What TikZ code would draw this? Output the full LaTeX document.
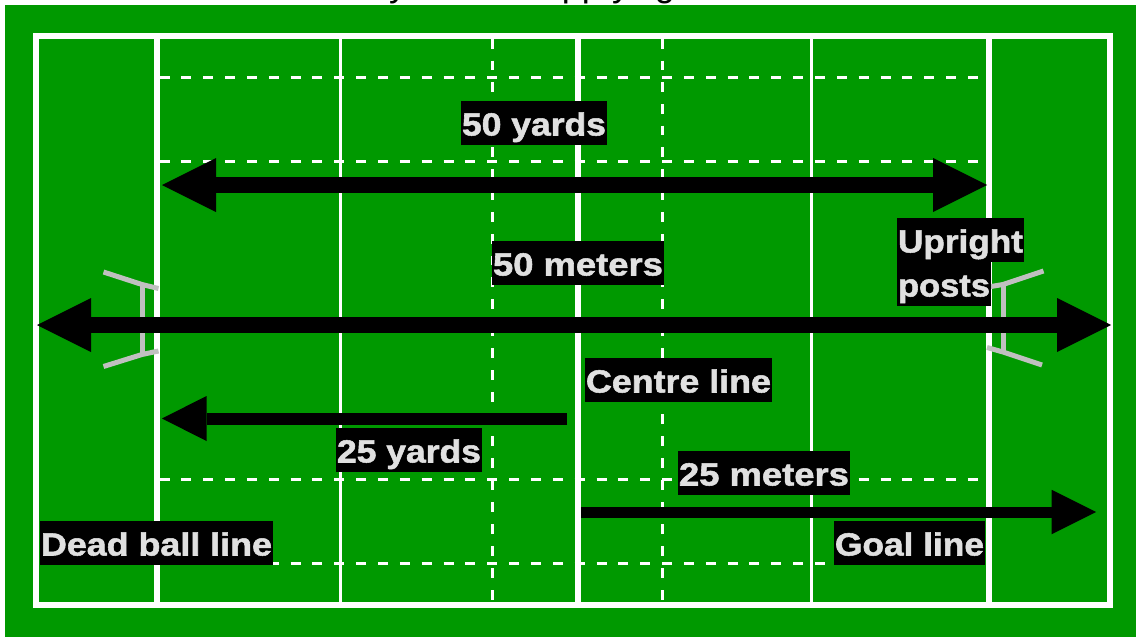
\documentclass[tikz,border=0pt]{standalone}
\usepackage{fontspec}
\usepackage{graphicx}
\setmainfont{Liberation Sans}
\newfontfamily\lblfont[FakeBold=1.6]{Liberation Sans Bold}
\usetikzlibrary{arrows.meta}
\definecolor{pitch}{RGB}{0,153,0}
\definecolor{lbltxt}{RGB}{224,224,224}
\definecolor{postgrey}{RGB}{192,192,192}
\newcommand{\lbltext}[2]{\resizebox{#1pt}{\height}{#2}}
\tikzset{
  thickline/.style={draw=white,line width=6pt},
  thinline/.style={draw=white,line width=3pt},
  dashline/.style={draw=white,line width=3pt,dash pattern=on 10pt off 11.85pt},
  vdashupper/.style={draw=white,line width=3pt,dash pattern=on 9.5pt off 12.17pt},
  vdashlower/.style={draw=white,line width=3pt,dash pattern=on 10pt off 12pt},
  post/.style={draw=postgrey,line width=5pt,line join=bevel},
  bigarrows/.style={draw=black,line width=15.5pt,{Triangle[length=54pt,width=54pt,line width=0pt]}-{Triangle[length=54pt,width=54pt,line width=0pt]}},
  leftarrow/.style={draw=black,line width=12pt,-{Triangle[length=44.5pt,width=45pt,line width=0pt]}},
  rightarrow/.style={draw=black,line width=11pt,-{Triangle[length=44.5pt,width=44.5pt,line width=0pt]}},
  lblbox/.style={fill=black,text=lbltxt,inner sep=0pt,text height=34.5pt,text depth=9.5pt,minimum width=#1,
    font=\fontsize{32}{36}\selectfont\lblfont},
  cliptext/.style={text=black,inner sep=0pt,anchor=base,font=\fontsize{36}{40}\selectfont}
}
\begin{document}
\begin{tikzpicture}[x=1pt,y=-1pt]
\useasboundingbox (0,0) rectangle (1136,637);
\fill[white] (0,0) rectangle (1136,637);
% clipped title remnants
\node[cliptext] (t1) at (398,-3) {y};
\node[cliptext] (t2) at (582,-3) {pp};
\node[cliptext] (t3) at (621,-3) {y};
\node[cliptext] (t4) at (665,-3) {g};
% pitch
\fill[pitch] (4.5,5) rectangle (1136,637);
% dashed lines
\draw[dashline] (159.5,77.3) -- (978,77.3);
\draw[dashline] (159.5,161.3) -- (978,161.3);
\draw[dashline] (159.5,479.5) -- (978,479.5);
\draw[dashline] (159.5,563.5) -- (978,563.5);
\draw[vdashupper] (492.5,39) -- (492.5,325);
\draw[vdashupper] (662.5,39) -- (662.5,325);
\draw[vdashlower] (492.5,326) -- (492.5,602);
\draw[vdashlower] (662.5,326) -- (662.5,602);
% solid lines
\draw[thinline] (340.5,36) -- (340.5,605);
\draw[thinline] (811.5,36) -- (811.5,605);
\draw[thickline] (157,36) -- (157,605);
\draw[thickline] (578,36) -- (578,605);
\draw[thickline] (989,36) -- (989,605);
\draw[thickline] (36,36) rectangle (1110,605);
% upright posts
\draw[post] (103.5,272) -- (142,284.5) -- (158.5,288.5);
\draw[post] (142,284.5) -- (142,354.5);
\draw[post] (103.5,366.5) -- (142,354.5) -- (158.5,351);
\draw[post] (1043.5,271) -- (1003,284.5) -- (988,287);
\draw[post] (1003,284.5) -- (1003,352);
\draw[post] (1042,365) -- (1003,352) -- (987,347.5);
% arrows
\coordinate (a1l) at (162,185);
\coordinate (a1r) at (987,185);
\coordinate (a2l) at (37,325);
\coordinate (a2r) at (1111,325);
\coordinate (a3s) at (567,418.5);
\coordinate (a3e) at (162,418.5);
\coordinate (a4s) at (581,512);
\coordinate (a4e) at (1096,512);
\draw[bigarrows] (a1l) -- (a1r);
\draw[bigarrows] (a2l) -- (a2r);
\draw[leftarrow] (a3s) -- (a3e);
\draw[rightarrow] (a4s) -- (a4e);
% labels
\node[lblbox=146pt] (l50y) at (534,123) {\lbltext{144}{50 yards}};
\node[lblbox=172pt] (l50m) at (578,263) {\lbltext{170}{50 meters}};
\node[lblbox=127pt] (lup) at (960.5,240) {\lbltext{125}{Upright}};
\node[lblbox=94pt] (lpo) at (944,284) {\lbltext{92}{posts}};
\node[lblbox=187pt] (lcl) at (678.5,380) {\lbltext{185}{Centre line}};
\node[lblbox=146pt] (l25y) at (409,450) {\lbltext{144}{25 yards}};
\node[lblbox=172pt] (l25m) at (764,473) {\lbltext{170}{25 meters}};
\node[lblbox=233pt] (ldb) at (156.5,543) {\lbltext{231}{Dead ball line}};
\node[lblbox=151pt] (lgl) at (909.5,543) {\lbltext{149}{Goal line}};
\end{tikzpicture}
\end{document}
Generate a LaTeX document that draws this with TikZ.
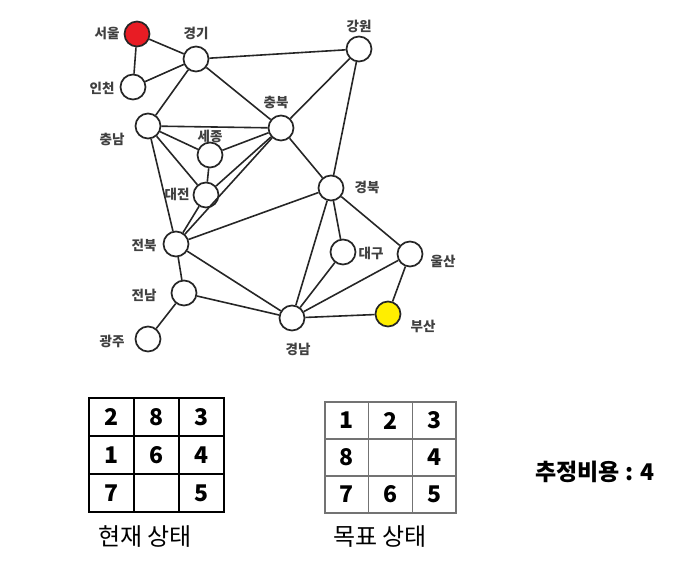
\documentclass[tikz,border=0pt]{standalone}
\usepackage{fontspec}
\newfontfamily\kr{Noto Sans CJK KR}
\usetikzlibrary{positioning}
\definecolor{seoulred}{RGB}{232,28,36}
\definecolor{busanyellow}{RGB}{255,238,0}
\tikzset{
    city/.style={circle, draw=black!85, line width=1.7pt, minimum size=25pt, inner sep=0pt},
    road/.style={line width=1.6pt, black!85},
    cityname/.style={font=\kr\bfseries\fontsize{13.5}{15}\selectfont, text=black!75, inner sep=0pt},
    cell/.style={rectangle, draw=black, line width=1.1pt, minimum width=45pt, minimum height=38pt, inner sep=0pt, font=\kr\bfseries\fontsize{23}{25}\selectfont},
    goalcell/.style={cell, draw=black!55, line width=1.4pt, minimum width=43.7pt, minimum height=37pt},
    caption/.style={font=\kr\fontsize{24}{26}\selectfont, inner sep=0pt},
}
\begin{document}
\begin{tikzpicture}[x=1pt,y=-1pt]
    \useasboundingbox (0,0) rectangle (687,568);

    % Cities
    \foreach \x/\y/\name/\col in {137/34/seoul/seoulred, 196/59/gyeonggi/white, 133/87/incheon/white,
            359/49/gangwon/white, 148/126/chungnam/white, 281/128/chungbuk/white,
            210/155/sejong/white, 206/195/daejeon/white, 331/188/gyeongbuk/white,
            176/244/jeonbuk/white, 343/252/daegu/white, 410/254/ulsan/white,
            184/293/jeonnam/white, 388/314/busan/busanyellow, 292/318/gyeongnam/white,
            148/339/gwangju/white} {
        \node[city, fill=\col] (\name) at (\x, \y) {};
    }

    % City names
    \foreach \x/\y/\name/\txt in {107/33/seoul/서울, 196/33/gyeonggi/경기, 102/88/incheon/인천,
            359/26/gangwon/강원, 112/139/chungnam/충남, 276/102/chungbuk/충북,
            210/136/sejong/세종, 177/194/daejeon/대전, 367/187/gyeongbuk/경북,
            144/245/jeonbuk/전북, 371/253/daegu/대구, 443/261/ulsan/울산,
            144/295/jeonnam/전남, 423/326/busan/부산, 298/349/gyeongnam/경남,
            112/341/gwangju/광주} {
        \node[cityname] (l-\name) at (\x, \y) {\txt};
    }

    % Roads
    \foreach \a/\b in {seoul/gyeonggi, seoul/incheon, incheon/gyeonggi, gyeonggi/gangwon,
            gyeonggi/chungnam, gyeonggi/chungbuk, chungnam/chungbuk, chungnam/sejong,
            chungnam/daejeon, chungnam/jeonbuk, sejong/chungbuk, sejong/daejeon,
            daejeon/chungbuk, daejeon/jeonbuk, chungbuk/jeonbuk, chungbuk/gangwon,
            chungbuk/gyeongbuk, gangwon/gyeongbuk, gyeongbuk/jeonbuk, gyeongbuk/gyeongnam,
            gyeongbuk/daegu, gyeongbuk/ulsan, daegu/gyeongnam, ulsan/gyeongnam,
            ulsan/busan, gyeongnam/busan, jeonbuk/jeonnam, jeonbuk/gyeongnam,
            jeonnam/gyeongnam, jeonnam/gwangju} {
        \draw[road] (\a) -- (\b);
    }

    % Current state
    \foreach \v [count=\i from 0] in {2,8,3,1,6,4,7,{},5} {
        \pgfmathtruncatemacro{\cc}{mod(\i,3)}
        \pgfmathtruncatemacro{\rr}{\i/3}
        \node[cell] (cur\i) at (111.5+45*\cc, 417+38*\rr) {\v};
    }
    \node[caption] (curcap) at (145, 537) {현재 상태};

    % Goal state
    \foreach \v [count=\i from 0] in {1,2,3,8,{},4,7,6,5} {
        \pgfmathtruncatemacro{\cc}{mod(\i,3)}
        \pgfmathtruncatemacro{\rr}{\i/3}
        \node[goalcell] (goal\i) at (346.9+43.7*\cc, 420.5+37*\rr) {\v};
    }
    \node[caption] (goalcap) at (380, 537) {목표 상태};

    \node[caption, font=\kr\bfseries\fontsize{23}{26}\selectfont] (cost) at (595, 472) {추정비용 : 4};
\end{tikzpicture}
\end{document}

Short problem: Copy nothing but the lines above from the one with "Generate a LaTeX" to the one with "(0,0) rectangle (687,568);", inclusive, word for word. Leave every picture out.

Written answer:
Generate a LaTeX document that draws this with TikZ.
\documentclass[tikz,border=0pt]{standalone}
\usepackage{fontspec}
\newfontfamily\kr{Noto Sans CJK KR}
\usetikzlibrary{positioning}
\definecolor{seoulred}{RGB}{232,28,36}
\definecolor{busanyellow}{RGB}{255,238,0}
\tikzset{
    city/.style={circle, draw=black!85, line width=1.7pt, minimum size=25pt, inner sep=0pt},
    road/.style={line width=1.6pt, black!85},
    cityname/.style={font=\kr\bfseries\fontsize{13.5}{15}\selectfont, text=black!75, inner sep=0pt},
    cell/.style={rectangle, draw=black, line width=1.1pt, minimum width=45pt, minimum height=38pt, inner sep=0pt, font=\kr\bfseries\fontsize{23}{25}\selectfont},
    goalcell/.style={cell, draw=black!55, line width=1.4pt, minimum width=43.7pt, minimum height=37pt},
    caption/.style={font=\kr\fontsize{24}{26}\selectfont, inner sep=0pt},
}
\begin{document}
\begin{tikzpicture}[x=1pt,y=-1pt]
    \useasboundingbox (0,0) rectangle (687,568);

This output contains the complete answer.